The good news is that there are players in the minors that could probably help. Chris Perez was recently sent down to the minors to work on his command and his slider, but while he was here he proved he could already get major league hitters out. He struck out nearly a batter an inning, proving that there's nothing wrong with the quality of his stuff.Jason Motte, the fireballing former catcher, is striking out literally everyone right now in Triple A ball, with 78 Ks in 48.1 innings. He's also sporting a nifty little 2.27 FIP (Fielding Independent Pitching, a measure of all those things for which a pitcher is specifically responsible. The formula is (HR*13+(BB+HBP-IBB)*3-K*2)/IP, plus a league-specific factor (usually around 3.2) to round out the number to an equivalent ERA number. FIP helps you understand how well a pitcher pitched, regardless of how well his fielders fielded.)

Justin Fiske, a left-hander, has been pitching in relief this year and is currently at Double A Springfield. Fiske currently has a 2.84 FIP and is striking out 32.7% of the batters he's faced since joining the S-Cards. Is a guy like Fiske ready to help at the major league level? I don't really know, but I doubt that he could possibly be worse than running Randy ''Walk-o-matic'' Flores out there on a nightly basis. Of course, instead of giving Fiske a chance to contribute in the big league bullpen, the Cardinals recently decided he was going to move into a starting role for the first time in his life. Makes perfect sense, right?

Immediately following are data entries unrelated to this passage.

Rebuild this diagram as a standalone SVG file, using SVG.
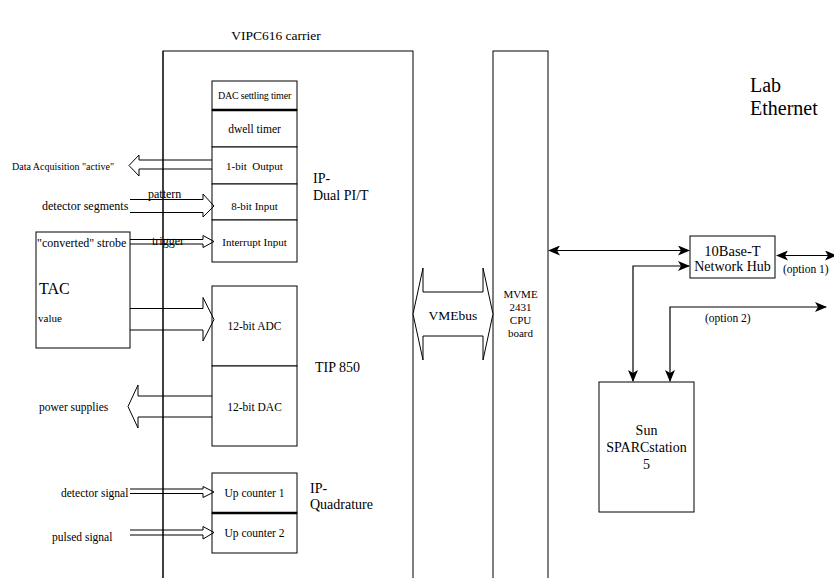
<svg xmlns="http://www.w3.org/2000/svg" width="834" height="578" viewBox="0 0 834 578">
<defs>
<style>
text{font-family:"Liberation Serif","Times New Roman",serif;fill:#000}
.box{fill:#fff;stroke:#000;stroke-width:1}
.thick{stroke:#000;stroke-width:2.5;fill:none}
.hollow{fill:none;stroke:#000;stroke-width:1}
.wire{fill:none;stroke:#000;stroke-width:1.2}
.c{text-anchor:middle}
</style>
<marker id="ah" viewBox="0 0 12 10" refX="11" refY="5" markerWidth="12" markerHeight="10" markerUnits="userSpaceOnUse" orient="auto-start-reverse">
<path d="M0,0 L12,5 L0,10 L3,5 Z" fill="#000"/>
</marker>
</defs>
<rect width="834" height="578" fill="#fff"/>

<g id="carrier">
<rect class="box" x="163" y="51" width="250" height="560"/>
<text class="c" x="276" y="40" font-size="13.5">VIPC616 carrier</text>
</g>

<g id="mvme">
<rect class="box" x="493" y="51" width="55" height="560"/>
<text class="c" x="520.5" y="298" font-size="11">MVME</text>
<text class="c" x="520.5" y="311" font-size="11">2431</text>
<text class="c" x="520.5" y="324" font-size="11">CPU</text>
<text class="c" x="520.5" y="337" font-size="11">board</text>
</g>

<g id="ip-dual">
<rect class="box" x="212" y="81" width="85" height="29"/>
<text class="c" x="254.5" y="99" font-size="10" letter-spacing="-0.2">DAC settling timer</text>
<rect class="box" x="212" y="110" width="85" height="37"/>
<text class="c" x="254.5" y="132.5" font-size="11.5">dwell timer</text>
<rect class="box" x="212" y="147" width="85" height="37"/>
<text class="c" x="254.5" y="169.5" font-size="11" xml:space="preserve">1-bit  Output</text>
<rect class="box" x="212" y="184" width="85" height="36"/>
<text class="c" x="254.5" y="210" font-size="11">8-bit Input</text>
<rect class="box" x="212" y="220" width="85" height="42"/>
<text class="c" x="254.5" y="246" font-size="11">Interrupt Input</text>
<line class="thick" x1="212" y1="110" x2="297" y2="110"/>
<text x="313" y="183" font-size="14">IP-</text>
<text x="313" y="200" font-size="14">Dual PI/T</text>
</g>

<g id="tip850">
<rect class="box" x="212" y="286" width="85" height="80"/>
<text class="c" x="254.5" y="330" font-size="11.5">12-bit ADC</text>
<rect class="box" x="212" y="366" width="85" height="80"/>
<text class="c" x="254.5" y="411" font-size="11.5">12-bit DAC</text>
<text x="315" y="372" font-size="14">TIP 850</text>
</g>

<g id="ip-quad">
<rect class="box" x="212" y="473" width="85" height="40"/>
<text class="c" x="254.5" y="497" font-size="11.5">Up counter 1</text>
<rect class="box" x="212" y="513" width="85" height="40"/>
<text class="c" x="254.5" y="537" font-size="11.5">Up counter 2</text>
<line class="thick" x1="212" y1="513" x2="297" y2="513"/>
<text x="310" y="493" font-size="14">IP-</text>
<text x="310" y="509" font-size="14">Quadrature</text>
</g>

<g id="tac">
<rect class="box" x="36" y="232" width="94" height="116"/>
<text x="37" y="247" font-size="12">"converted" strobe</text>
<text x="39" y="294" font-size="16">TAC</text>
<text x="38" y="322" font-size="11">value</text>
</g>

<g id="hub">
<rect class="box" x="690" y="236" width="85" height="42"/>
<text class="c" x="732.5" y="256" font-size="14.5">10Base-T</text>
<text class="c" x="732.5" y="271" font-size="14">Network Hub</text>
</g>

<g id="sun">
<rect class="box" x="599" y="382" width="95" height="130"/>
<text class="c" x="646.5" y="435" font-size="14">Sun</text>
<text class="c" x="646.5" y="452" font-size="14">SPARCstation</text>
<text class="c" x="646.5" y="469" font-size="14">5</text>
</g>

<g id="lab-ethernet">
<text x="750" y="92" font-size="20">Lab</text>
<text x="750" y="115" font-size="20">Ethernet</text>
</g>

<g id="connectors">
<!-- VMEbus double block arrow -->
<polygon points="413,314 423,268 423,292 483,292 483,268 493,314 483,360 483,336 423,336 423,360" fill="#fff" stroke="#000" stroke-width="1"/>
<text class="c" x="453" y="320" font-size="13.5">VMEbus</text>

<!-- hollow arrows -->
<polyline class="hollow" points="212,160 139,160 139,155 129,165.5 139,176 139,169 212,169"/>
<text x="12" y="170" font-size="10">Data Acquisition "active"</text>

<polyline class="hollow" points="130,199.5 203,199.5 203,194 214,206 203,217 203,212.5 130,212.5"/>
<text x="42" y="210" font-size="12">detector segments</text>
<text x="148" y="198" font-size="12">pattern</text>

<polyline class="hollow" points="130,239.5 203,239.5 203,235.5 214,241.5 203,247.5 203,244 130,244"/>
<text x="152" y="245" font-size="12">trigger</text>

<polyline class="hollow" points="130,308.5 203,308.5 203,297.5 214,319.5 203,341 203,330 130,330"/>

<polyline class="hollow" points="212,396 138,396 138,385 128,406.5 138,428 138,417 212,417"/>
<text x="39" y="411" font-size="11.5">power supplies</text>

<polyline class="hollow" points="130,489 203,489 203,486.5 214,492 203,497.5 203,493.5 130,493.5"/>
<text x="61" y="497" font-size="11.5">detector signal</text>

<polyline class="hollow" points="130,530 203,530 203,526.5 214,532.5 203,539 203,535 130,535"/>
<text x="52" y="541" font-size="11.5">pulsed signal</text>

<!-- carrier left edge visible over arrows -->
<line x1="163" y1="51" x2="163" y2="578" stroke="#000" stroke-width="1"/>

<!-- network wires -->
<line class="wire" x1="549" y1="250.5" x2="689" y2="250.5" marker-start="url(#ah)" marker-end="url(#ah)"/>
<polyline class="wire" points="633,381 633,266 689,266" marker-start="url(#ah)" marker-end="url(#ah)"/>
<line class="wire" x1="777" y1="255.5" x2="836" y2="255.5" marker-start="url(#ah)" marker-end="url(#ah)"/>
<text x="783" y="273" font-size="11.5">(option 1)</text>
<polyline class="wire" points="670,381 670,307 826,307" marker-start="url(#ah)" marker-end="url(#ah)"/>
<text x="705" y="322" font-size="11.5">(option 2)</text>
</g>
</svg>
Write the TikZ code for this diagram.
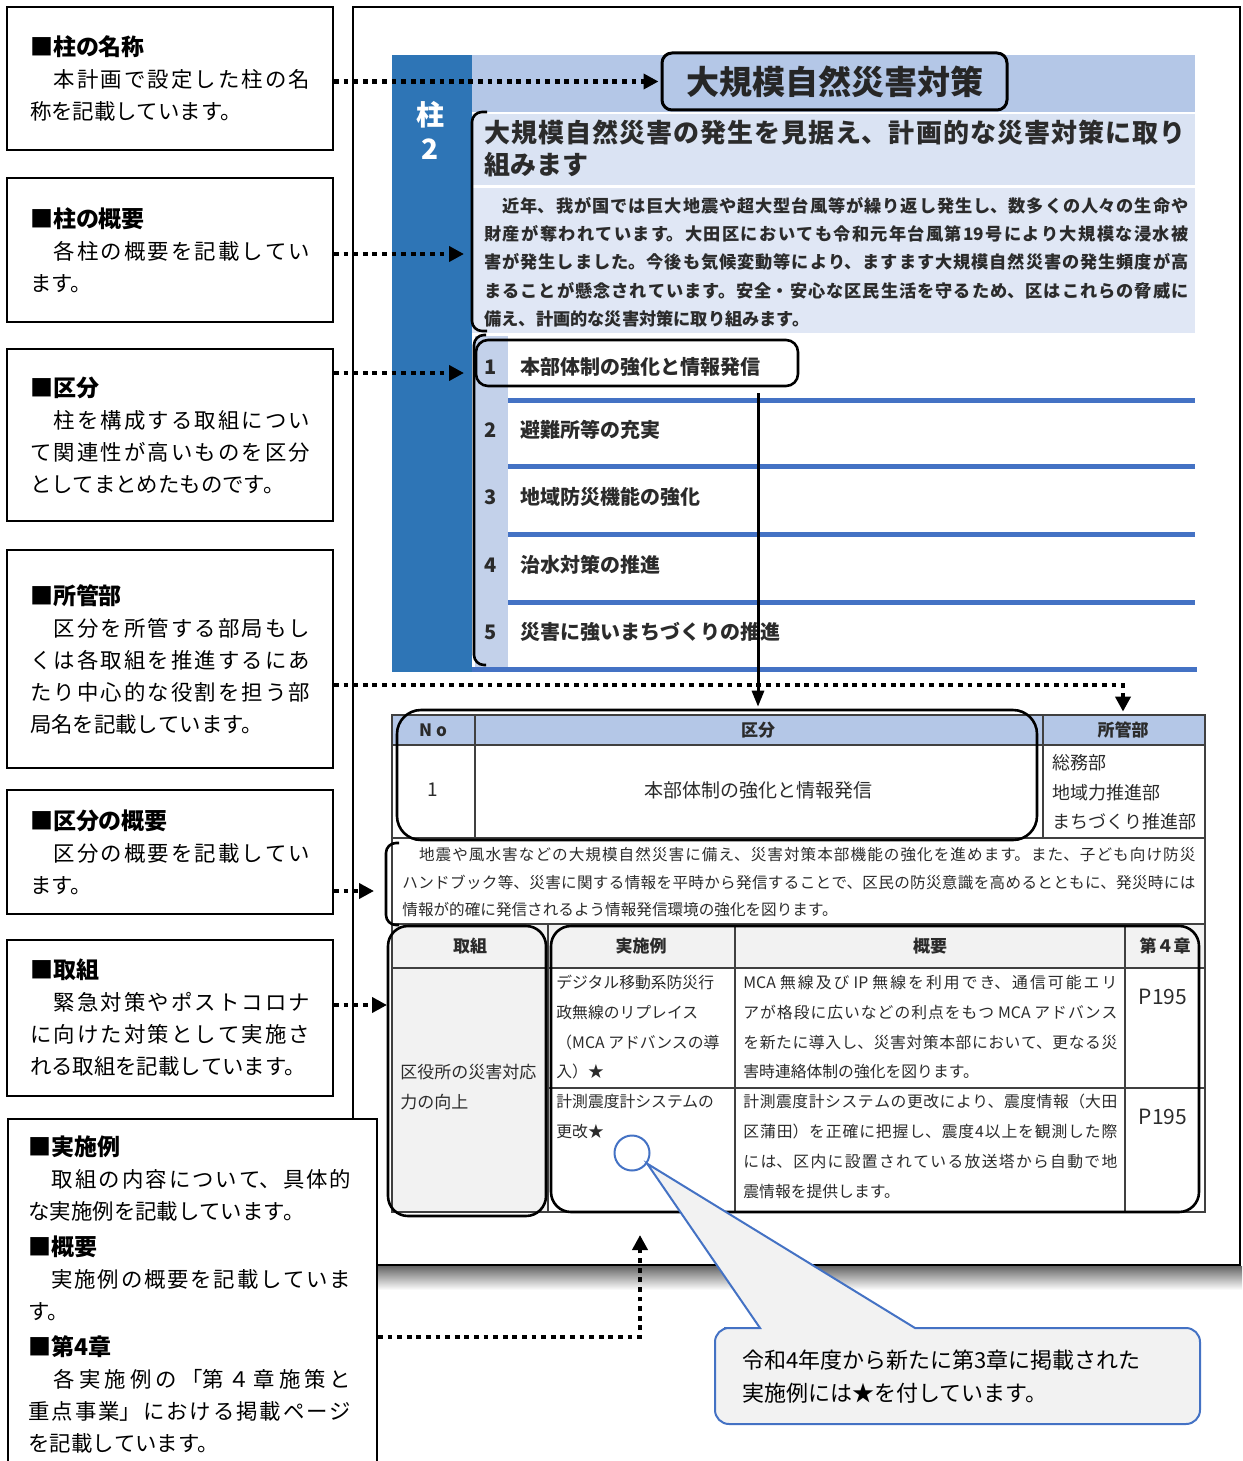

I've written ad nauseam about the bullpen this season. Honestly, I'm sure you're probably all tired of hearing about it by now. Hell, just yesterday I looked at some relievers the Cards might be able to try and trade for. But even if they don't make a move for a single reliever, the Cardinals could improve this bullpen. Of course, the question is whether or not they will. Will they make some sort of move to bring in an arm that can potentially give the whole 'pen a big lift? Or will they continue to trot out the exact same faces night after night, expecting different results from the same actions?

Unfortunately, I think I may know the answer to that question.